Shoppings são, em princípio, lugares destinados ao consumo. Lugares de passagem provisória e pragmática, para onde se dirigem os movidos pelo desejo ou pela necessidade de compra. São lugares que, restritos a essa função, não seriam lugares identitários, ou seja, aqueles com os quais estabelecemos vínculos e com os quais, por alguma condição existencial, psicológica ou sociológica, criamos pertencimentos.
A partir do momento em que os templos do consumo massivo passam, cada vez mais, a agregar outras funções, tais como a alimentação (praças ou restaurantes); o entretenimento (teatros, cinemas, jogos); a atividade física (academias) e a estética (cabeleireiros, massagens, drenagens), deixam de ser lugares de passagem, sem vínculos fixos, para se territorializarem, ou seja, para os povoarmos como se fossem também as nossas casas, os nossos espaços de eleição. Nesse caso, conferimos a eles um sentido não apenas utilitário, movido pelos contratos de compras e serviços, mas de cultura e diversão, atributos também necessários ao espaço público que, em essência, é para todos, como por exemplo, a rua, a praça, a praia.
O antropólogo francês Marc Augé traz importantes contribuições a tal reflexão em seu livro Não-lugares: introdução a uma antropologia da supermodernidade. Para ele, o conceito de “não-lugar” não está atrelado à não existência, ao que não existe, mas aos espaços com os quais não se estabelecem vínculos identitários ou de pertencimento, pois são apenas espaços de trânsito, de passagem, sem laços. Rodoviárias, aeroportos, hotéis, shoppings seriam exemplos de “não-lugares” em oposição aos “lugares antropológicos” como a casa e seus duplos (o bairro, a cidade).
Nada disso, no entanto, pode ser entendido sem uma perspectiva relativista que introduz questões que subvertem essas categorias. Por exemplo, em um mundo globalizado e veloz, de trânsitos nervosos e urgentes, a “casa”, como representação das raízes e das pertenças primeiras, acaba por ser apagada em proveito de outras estadas em que o anonimato e a despersonalização das relações são novas e desejáveis fórmulas de vínculo.
Para entender as dinâmicas sociais, é conveniente que, além dos nossos sentimentos de rejeição, estranhamento, preconceito ou mesmo repulsa, olhemos para além de nossos umbigos. A esfera pública pressupõe um convívio democratizado, aberto às diferenças e às múltiplas vozes. A esfera privada, voltada para o público – o que me parecem ser os shoppings -, não pode se furtar a tal exercício, sob pena de oficializarmos uma política segregacionista e enterrarmos de vez nosso já questionável mito fundacional da cordialidade.
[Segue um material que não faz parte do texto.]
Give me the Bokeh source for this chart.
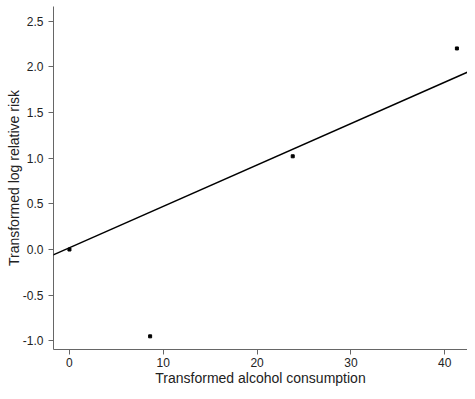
from bokeh.plotting import figure
from bokeh.models import FixedTicker, NumeralTickFormatter, Slope, Range1d
from bokeh.embed import file_html
from bokeh.resources import INLINE

# data
alcohol = [0.0, 8.6, 23.8, 41.3]
log_rr = [0.0, -0.95, 1.02, 2.20]
fit_intercept = 0.019
fit_slope = 0.0453
x_ticks = [0, 10, 20, 30, 40]
y_ticks = [-1.0, -0.5, 0.0, 0.5, 1.0, 1.5, 2.0, 2.5]

FONT = "Liberation Sans"

p = figure(width=467, height=391, output_backend="svg", toolbar_location=None,
           x_range=Range1d(-1.7, 42.43), y_range=Range1d(-1.094, 2.659),
           min_border_left=53, min_border_right=0, min_border_top=6, min_border_bottom=42)
p.outline_line_color = None
p.grid.visible = False
p.background_fill_color = "white"
p.border_fill_color = "white"

p.add_layout(Slope(gradient=fit_slope, y_intercept=fit_intercept, line_color="black", line_width=1.5))
p.scatter(alcohol, log_rr, marker="square", size=3, color="black")

for ax in (p.xaxis[0], p.yaxis[0]):
    ax.axis_line_color = "#666666"
    ax.major_tick_line_color = "#666666"
    ax.minor_tick_line_color = None
    ax.major_tick_out = 5
    ax.major_tick_in = 0
    ax.major_label_text_font = FONT
    ax.major_label_text_font_size = "12px"
    ax.major_label_text_color = "#222222"
    ax.axis_label_text_font = FONT
    ax.axis_label_text_font_size = "14px"
    ax.axis_label_text_font_style = "normal"
    ax.axis_label_text_color = "#222222"

p.xaxis.ticker = FixedTicker(ticks=x_ticks)
p.yaxis.ticker = FixedTicker(ticks=y_ticks)
p.yaxis.formatter = NumeralTickFormatter(format="0.0")
p.xaxis.axis_label = "Transformed alcohol consumption"
p.yaxis.axis_label = "Transformed log relative risk"
p.xaxis.major_label_standoff = 3
p.xaxis.axis_label_standoff = 0
p.yaxis.major_label_standoff = 5
p.yaxis.axis_label_standoff = -2

open("out.html", "w").write(file_html(p, INLINE))
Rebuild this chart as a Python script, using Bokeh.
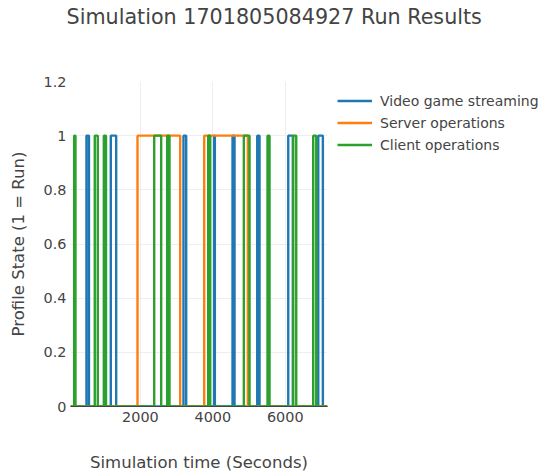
from bokeh.plotting import figure
from bokeh.models import Range1d, FixedTicker, NumeralTickFormatter, Legend, LegendItem, Title
from bokeh.embed import file_html
from bokeh.resources import INLINE

# ---- data (seconds) ----
sim_start = 70
sim_end = 7166
series_names = ["Video game streaming", "Server operations", "Client operations"]
series_colors = ["#1f77b4", "#ff7f0e", "#2ca02c"]

video_on = [511, 1182, 3190, 4036, 4544, 5226, 6082, 6911]
video_off = [580, 1331, 3264, 4056, 4599, 5289, 6209, 7038]

server_on = [1920, 3762]
server_off = [3099, 4966]

client_on = [171, 740, 990, 2381, 2740, 3872, 4856, 5510, 6220, 6772]
client_off = [207, 823, 1050, 2574, 2803, 3928, 5013, 5565, 6303, 6855]

x_ticks = [2000, 4000, 6000]
y_ticks = [0, 0.2, 0.4, 0.6, 0.8, 1.0, 1.2]

chart_title = "Simulation 1701805084927 Run Results"


def steps(on, off):
    t, s = [sim_start], [0]
    for a, b in zip(on, off):
        t += [a, b]
        s += [1, 0]
    t.append(sim_end)
    s.append(0)
    return t, s


FONT = "DejaVu Sans"
TXT = "#444444"

p = figure(frame_width=257, frame_height=325,
           min_border_left=70, min_border_right=223, min_border_top=81, min_border_bottom=68,
           output_backend="svg", toolbar_location=None,
           x_range=Range1d(sim_start, sim_end), y_range=Range1d(0, 1.2))

p.outline_line_color = None
p.background_fill_color = "white"
p.border_fill_color = "white"

renderers = []
for (on, off), name, col in zip([(video_on, video_off), (server_on, server_off), (client_on, client_off)],
                                series_names, series_colors):
    t, s = steps(on, off)
    r = p.step(t, s, mode="after", line_color=col, line_width=2.4)
    renderers.append((name, r))

# real title (outermost in the top panel)
p.title.text = chart_title
p.title.text_font = FONT
p.title.text_font_size = "20.7px"
p.title.text_font_style = "normal"
p.title.text_color = TXT
p.title.align = "left"
p.title.offset = -4
p.title.standoff = 4

# blank spacer next to the frame, pushes the title to the top of the page
spacer = Title(text=" ", text_font=FONT, text_font_size="20.7px", standoff=25)
p.add_layout(spacer, "above")

# axes
p.xaxis.ticker = FixedTicker(ticks=x_ticks)
p.yaxis.ticker = FixedTicker(ticks=y_ticks)
p.yaxis.formatter = NumeralTickFormatter(format="0.[0]")
for ax in (p.xaxis[0], p.yaxis[0]):
    ax.major_tick_line_color = None
    ax.minor_tick_line_color = None
    ax.major_tick_out = 0
    ax.major_tick_in = 0
    ax.major_label_text_font = FONT
    ax.major_label_text_font_size = "14.4px"
    ax.major_label_text_color = TXT
    ax.axis_label_text_font = FONT
    ax.axis_label_text_font_size = "16.5px"
    ax.axis_label_text_font_style = "normal"
    ax.axis_label_text_color = TXT
p.yaxis.axis_line_color = None
p.xaxis.axis_line_color = "#444444"
p.xaxis.axis_line_width = 1
p.yaxis.major_label_standoff = 4
p.xaxis.major_label_standoff = 5
p.xaxis.axis_label = "Simulation time (Seconds)"
p.yaxis.axis_label = "Profile State (1 = Run)"
p.xaxis.axis_label_standoff = 28
p.yaxis.axis_label_standoff = 13

p.xgrid.grid_line_color = "#eeeeee"
p.ygrid.grid_line_color = "#eeeeee"

legend = Legend(items=[LegendItem(label=n, renderers=[r]) for n, r in renderers],
                location="top_left", margin=10, padding=0, spacing=3,
                glyph_width=35, glyph_height=19, label_height=19, label_standoff=8,
                label_text_font=FONT, label_text_font_size="14px", label_text_color=TXT,
                border_line_color=None, background_fill_alpha=0)
p.add_layout(legend, "right")

open("out.html", "w").write(file_html(p, INLINE))
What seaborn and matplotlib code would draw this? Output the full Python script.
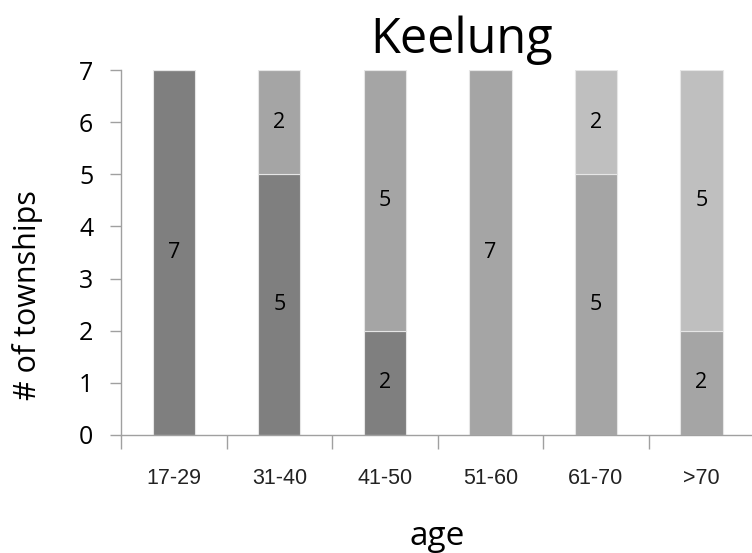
import numpy as np
import pandas as pd
import matplotlib
matplotlib.use("Agg")
import matplotlib.pyplot as plt
import seaborn as sns

# data
ages = ["17-29", "31-40", "41-50", "51-60", "61-70", ">70"]
dark_counts = [7, 5, 2, 0, 0, 0]
mid_counts = [0, 2, 5, 7, 5, 2]
light_counts = [0, 0, 0, 0, 2, 5]
title = "Keelung"

sns.set_theme(style="white")
plt.rcParams["font.family"] = ["Open Sans", "DejaVu Sans"]

layers = [
    (dark_counts, "#7f7f7f"),
    (mid_counts, "#a5a5a5"),
    (light_counts, "#bfbfbf"),
]

fig = plt.figure(figsize=(7.52, 5.53), dpi=100)
ax = fig.add_axes([0.161, 0.2134, 0.842, 0.66])

bottom = np.zeros(len(ages))
for counts, colour in layers:
    df = pd.DataFrame({"age": ages, "n": counts})
    sns.barplot(data=df, x="age", y="n", color=colour, width=0.4,
                bottom=bottom, edgecolor="#e6e6e6", linewidth=0.8,
                saturation=1, ax=ax)
    for i, v in enumerate(counts):
        if v > 0:
            ax.text(i, bottom[i] + v / 2, str(v), ha="center", va="center",
                    fontsize=15.5, color="black")
    bottom = bottom + np.array(counts)

ax.set_xlim(-0.5, 5.5)
ax.set_ylim(0, 7)
ax.set_yticks(range(8))
# tick marks sit between the categories, labels under the bars
ax.set_xticks(np.arange(-0.5, 6, 1))
ax.set_xticklabels([])
ax.set_xticks(range(6), minor=True)
ax.set_xticklabels(ages, minor=True)
ax.tick_params(bottom=True, left=True, which="both")
ax.tick_params(axis="x", which="major", length=10, width=1, color="#a0a0a0")
ax.tick_params(axis="x", which="minor", length=0, pad=24, labelsize=15.5,
               labelcolor="#222222")
ax.tick_params(axis="y", length=8, width=1, color="#a0a0a0", labelsize=18,
               labelcolor="black", pad=12)
for lbl in ax.get_xticklabels(minor=True):
    lbl.set_fontfamily(["Liberation Sans", "DejaVu Sans"])

for s in ["top", "right"]:
    ax.spines[s].set_visible(False)
for s in ["left", "bottom"]:
    ax.spines[s].set_color("#a0a0a0")
    ax.spines[s].set_linewidth(1)

ax.set_xlabel("age", fontsize=24, labelpad=22, color="black")
ax.set_ylabel("# of townships", fontsize=22, color="black")
ax.yaxis.set_label_coords(-0.124, 0.384)
ax.set_title(title, fontsize=35, pad=12, x=0.537, color="black")

fig.savefig("out.png", dpi=100)
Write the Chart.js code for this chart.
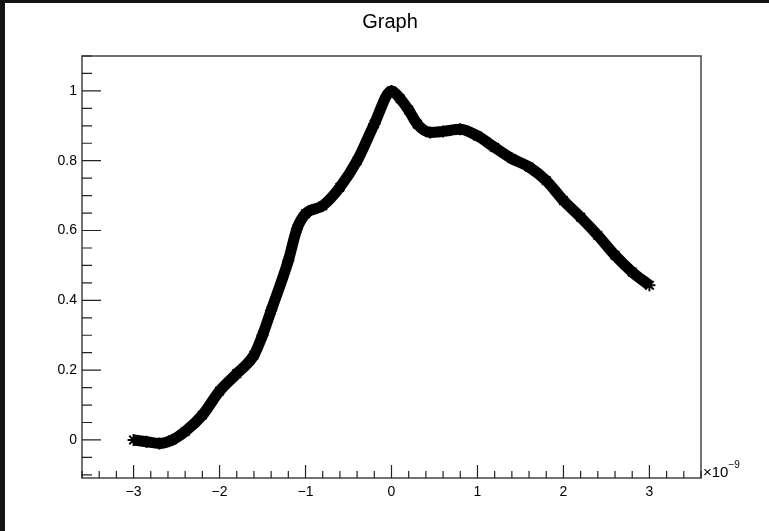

Portanto, em época de rolezinhos – que não são arrastões –, devemos erguer nossos estados de consciência e não necessariamente muros policialescos. Quebra-quebra, furtos, depredação, algazarra, nada disso se justifica, sem dúvida. Mas é hora de entendermos que a democracia é um processo de territorialização, otimizado, agora, pelo poder das redes sociais.
O que nos soa invasivo e estranho, nada mais é do que o resultado das nossas territorializações. Ao entendermos o shopping como casa, ao desejarmos viver resguardados por suas paredes e tetos de vidro, não queremos aceitar que ele pode ser o trânsito de todos ou de qualquer um. Ao introduzirmos nele nossas sagradas horas de descanso, lazer e ócio, territorializando-o como a nossa casa, esquecemos que ele é para o público que não precisa de carteirinha para aí entrar. Para alguns, quem sabe, esta seja uma boa solução: fazer dos shoppings clubes de diversão e privacidade.
Vale lembrar, por último, que, talvez, o problema não esteja nos shoppings, na privacidade, na segurança ou na mobilidade das periferias, mas no que efetivamente entendemos por território.